What the task requires ▸ Drop every picture, then transcribe the remaining data exactly.
# Data excerpt start
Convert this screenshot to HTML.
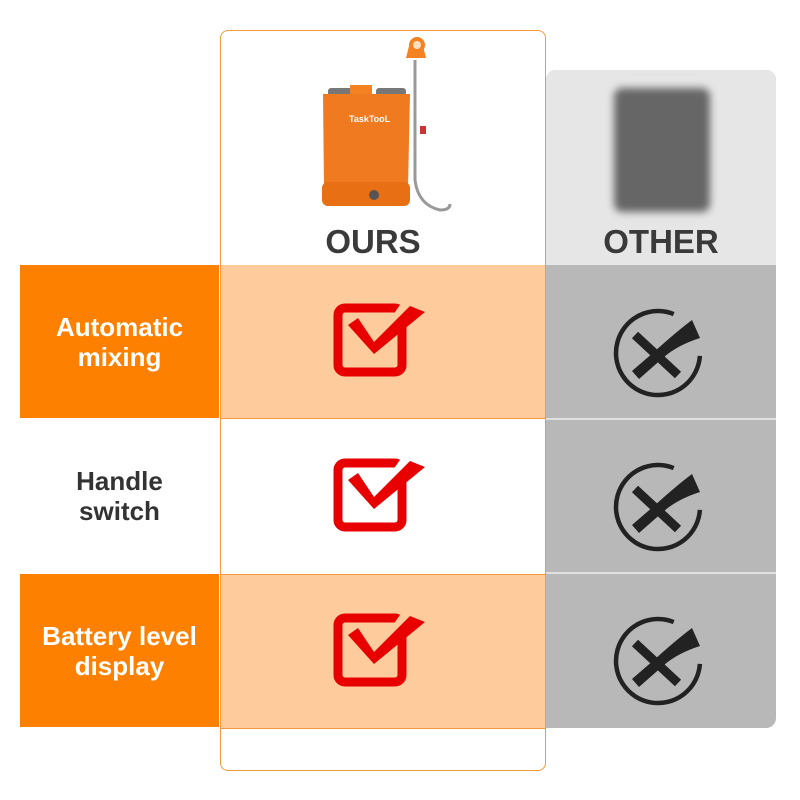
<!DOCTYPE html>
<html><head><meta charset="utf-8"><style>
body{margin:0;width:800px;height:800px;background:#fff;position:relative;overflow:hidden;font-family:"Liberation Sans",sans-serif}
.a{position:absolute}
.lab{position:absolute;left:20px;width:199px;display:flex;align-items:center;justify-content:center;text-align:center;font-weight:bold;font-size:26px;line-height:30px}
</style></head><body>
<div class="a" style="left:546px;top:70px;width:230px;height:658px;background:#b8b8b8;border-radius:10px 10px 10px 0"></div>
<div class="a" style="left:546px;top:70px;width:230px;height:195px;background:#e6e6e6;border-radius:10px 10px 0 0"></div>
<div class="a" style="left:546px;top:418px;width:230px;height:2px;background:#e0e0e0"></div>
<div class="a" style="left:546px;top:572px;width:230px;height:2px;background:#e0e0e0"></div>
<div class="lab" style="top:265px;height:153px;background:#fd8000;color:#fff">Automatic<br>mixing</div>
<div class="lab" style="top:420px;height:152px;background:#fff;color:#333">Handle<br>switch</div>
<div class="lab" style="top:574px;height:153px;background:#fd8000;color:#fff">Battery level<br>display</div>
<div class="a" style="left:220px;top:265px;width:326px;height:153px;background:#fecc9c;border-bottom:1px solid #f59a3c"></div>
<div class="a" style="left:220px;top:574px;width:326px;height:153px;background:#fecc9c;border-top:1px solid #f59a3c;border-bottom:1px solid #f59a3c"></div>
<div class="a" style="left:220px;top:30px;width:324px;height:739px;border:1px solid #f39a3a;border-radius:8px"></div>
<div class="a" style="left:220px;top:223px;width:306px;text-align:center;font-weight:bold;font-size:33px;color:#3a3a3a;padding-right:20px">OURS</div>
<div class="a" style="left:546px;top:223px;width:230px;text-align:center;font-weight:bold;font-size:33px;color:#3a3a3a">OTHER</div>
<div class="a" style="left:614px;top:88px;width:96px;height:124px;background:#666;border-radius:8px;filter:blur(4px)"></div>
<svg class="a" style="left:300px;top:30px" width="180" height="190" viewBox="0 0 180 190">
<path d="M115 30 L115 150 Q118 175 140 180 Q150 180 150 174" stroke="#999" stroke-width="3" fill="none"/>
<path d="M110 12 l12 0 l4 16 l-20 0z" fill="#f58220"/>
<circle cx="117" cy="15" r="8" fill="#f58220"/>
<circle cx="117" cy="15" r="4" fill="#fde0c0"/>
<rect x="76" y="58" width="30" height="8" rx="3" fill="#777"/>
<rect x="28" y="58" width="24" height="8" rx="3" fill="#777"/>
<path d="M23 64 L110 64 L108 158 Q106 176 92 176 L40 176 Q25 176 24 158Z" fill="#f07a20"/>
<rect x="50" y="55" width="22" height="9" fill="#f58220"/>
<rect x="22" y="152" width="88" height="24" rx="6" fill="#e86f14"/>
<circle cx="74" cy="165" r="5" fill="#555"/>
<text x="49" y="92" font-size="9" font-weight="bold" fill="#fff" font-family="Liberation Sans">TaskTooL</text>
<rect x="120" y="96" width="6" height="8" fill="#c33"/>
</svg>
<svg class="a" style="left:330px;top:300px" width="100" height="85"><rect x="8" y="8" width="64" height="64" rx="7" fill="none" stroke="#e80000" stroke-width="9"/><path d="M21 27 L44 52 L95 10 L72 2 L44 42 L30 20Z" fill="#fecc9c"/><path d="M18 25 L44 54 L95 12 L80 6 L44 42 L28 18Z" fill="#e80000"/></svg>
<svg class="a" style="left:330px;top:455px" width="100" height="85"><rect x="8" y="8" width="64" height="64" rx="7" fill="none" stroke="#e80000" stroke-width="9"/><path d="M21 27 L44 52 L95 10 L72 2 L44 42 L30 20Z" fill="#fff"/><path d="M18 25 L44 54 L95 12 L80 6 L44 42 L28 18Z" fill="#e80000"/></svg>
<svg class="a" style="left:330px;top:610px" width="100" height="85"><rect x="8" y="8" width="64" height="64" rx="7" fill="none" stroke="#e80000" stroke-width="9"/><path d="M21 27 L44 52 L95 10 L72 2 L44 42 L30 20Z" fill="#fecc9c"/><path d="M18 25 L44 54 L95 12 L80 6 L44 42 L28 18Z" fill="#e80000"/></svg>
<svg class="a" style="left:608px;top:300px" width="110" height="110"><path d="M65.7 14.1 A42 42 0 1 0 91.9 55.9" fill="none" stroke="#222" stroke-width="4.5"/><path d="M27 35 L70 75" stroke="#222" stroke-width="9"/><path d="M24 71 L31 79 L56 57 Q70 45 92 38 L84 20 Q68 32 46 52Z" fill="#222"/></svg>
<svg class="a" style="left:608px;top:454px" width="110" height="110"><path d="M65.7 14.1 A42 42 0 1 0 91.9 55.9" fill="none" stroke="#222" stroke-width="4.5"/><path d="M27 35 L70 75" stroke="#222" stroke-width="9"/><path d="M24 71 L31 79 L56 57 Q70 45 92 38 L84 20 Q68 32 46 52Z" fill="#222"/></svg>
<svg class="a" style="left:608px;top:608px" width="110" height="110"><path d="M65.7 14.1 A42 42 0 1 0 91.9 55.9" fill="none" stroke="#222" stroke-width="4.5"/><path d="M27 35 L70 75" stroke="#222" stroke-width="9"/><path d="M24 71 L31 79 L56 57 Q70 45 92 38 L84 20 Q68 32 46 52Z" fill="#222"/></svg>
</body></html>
# Data excerpt end
Output of the exercise ▸
Convert this screenshot to HTML.
<!DOCTYPE html>
<html><head><meta charset="utf-8"><style>
body{margin:0;width:800px;height:800px;background:#fff;position:relative;overflow:hidden;font-family:"Liberation Sans",sans-serif}
.a{position:absolute}
.lab{position:absolute;left:20px;width:199px;display:flex;align-items:center;justify-content:center;text-align:center;font-weight:bold;font-size:26px;line-height:30px}
</style></head><body>
<div class="a" style="left:546px;top:70px;width:230px;height:658px;background:#b8b8b8;border-radius:10px 10px 10px 0"></div>
<div class="a" style="left:546px;top:70px;width:230px;height:195px;background:#e6e6e6;border-radius:10px 10px 0 0"></div>
<div class="a" style="left:546px;top:418px;width:230px;height:2px;background:#e0e0e0"></div>
<div class="a" style="left:546px;top:572px;width:230px;height:2px;background:#e0e0e0"></div>
<div class="lab" style="top:265px;height:153px;background:#fd8000;color:#fff">Automatic<br>mixing</div>
<div class="lab" style="top:420px;height:152px;background:#fff;color:#333">Handle<br>switch</div>
<div class="lab" style="top:574px;height:153px;background:#fd8000;color:#fff">Battery level<br>display</div>
<div class="a" style="left:220px;top:265px;width:326px;height:153px;background:#fecc9c;border-bottom:1px solid #f59a3c"></div>
<div class="a" style="left:220px;top:574px;width:326px;height:153px;background:#fecc9c;border-top:1px solid #f59a3c;border-bottom:1px solid #f59a3c"></div>
<div class="a" style="left:220px;top:30px;width:324px;height:739px;border:1px solid #f39a3a;border-radius:8px"></div>
<div class="a" style="left:220px;top:223px;width:306px;text-align:center;font-weight:bold;font-size:33px;color:#3a3a3a;padding-right:20px">OURS</div>
<div class="a" style="left:546px;top:223px;width:230px;text-align:center;font-weight:bold;font-size:33px;color:#3a3a3a">OTHER</div>
<div class="a" style="left:614px;top:88px;width:96px;height:124px;background:#666;border-radius:8px;filter:blur(4px)"></div>
<svg class="a" style="left:300px;top:30px" width="180" height="190" viewBox="0 0 180 190">
<path d="M115 30 L115 150 Q118 175 140 180 Q150 180 150 174" stroke="#999" stroke-width="3" fill="none"/>
<path d="M110 12 l12 0 l4 16 l-20 0z" fill="#f58220"/>
<circle cx="117" cy="15" r="8" fill="#f58220"/>
<circle cx="117" cy="15" r="4" fill="#fde0c0"/>
<rect x="76" y="58" width="30" height="8" rx="3" fill="#777"/>
<rect x="28" y="58" width="24" height="8" rx="3" fill="#777"/>
<path d="M23 64 L110 64 L108 158 Q106 176 92 176 L40 176 Q25 176 24 158Z" fill="#f07a20"/>
<rect x="50" y="55" width="22" height="9" fill="#f58220"/>
<rect x="22" y="152" width="88" height="24" rx="6" fill="#e86f14"/>
<circle cx="74" cy="165" r="5" fill="#555"/>
<text x="49" y="92" font-size="9" font-weight="bold" fill="#fff" font-family="Liberation Sans">TaskTooL</text>
<rect x="120" y="96" width="6" height="8" fill="#c33"/>
</svg>
<svg class="a" style="left:330px;top:300px" width="100" height="85"><rect x="8" y="8" width="64" height="64" rx="7" fill="none" stroke="#e80000" stroke-width="9"/><path d="M21 27 L44 52 L95 10 L72 2 L44 42 L30 20Z" fill="#fecc9c"/><path d="M18 25 L44 54 L95 12 L80 6 L44 42 L28 18Z" fill="#e80000"/></svg>
<svg class="a" style="left:330px;top:455px" width="100" height="85"><rect x="8" y="8" width="64" height="64" rx="7" fill="none" stroke="#e80000" stroke-width="9"/><path d="M21 27 L44 52 L95 10 L72 2 L44 42 L30 20Z" fill="#fff"/><path d="M18 25 L44 54 L95 12 L80 6 L44 42 L28 18Z" fill="#e80000"/></svg>
<svg class="a" style="left:330px;top:610px" width="100" height="85"><rect x="8" y="8" width="64" height="64" rx="7" fill="none" stroke="#e80000" stroke-width="9"/><path d="M21 27 L44 52 L95 10 L72 2 L44 42 L30 20Z" fill="#fecc9c"/><path d="M18 25 L44 54 L95 12 L80 6 L44 42 L28 18Z" fill="#e80000"/></svg>
<svg class="a" style="left:608px;top:300px" width="110" height="110"><path d="M65.7 14.1 A42 42 0 1 0 91.9 55.9" fill="none" stroke="#222" stroke-width="4.5"/><path d="M27 35 L70 75" stroke="#222" stroke-width="9"/><path d="M24 71 L31 79 L56 57 Q70 45 92 38 L84 20 Q68 32 46 52Z" fill="#222"/></svg>
<svg class="a" style="left:608px;top:454px" width="110" height="110"><path d="M65.7 14.1 A42 42 0 1 0 91.9 55.9" fill="none" stroke="#222" stroke-width="4.5"/><path d="M27 35 L70 75" stroke="#222" stroke-width="9"/><path d="M24 71 L31 79 L56 57 Q70 45 92 38 L84 20 Q68 32 46 52Z" fill="#222"/></svg>
<svg class="a" style="left:608px;top:608px" width="110" height="110"><path d="M65.7 14.1 A42 42 0 1 0 91.9 55.9" fill="none" stroke="#222" stroke-width="4.5"/><path d="M27 35 L70 75" stroke="#222" stroke-width="9"/><path d="M24 71 L31 79 L56 57 Q70 45 92 38 L84 20 Q68 32 46 52Z" fill="#222"/></svg>
</body></html>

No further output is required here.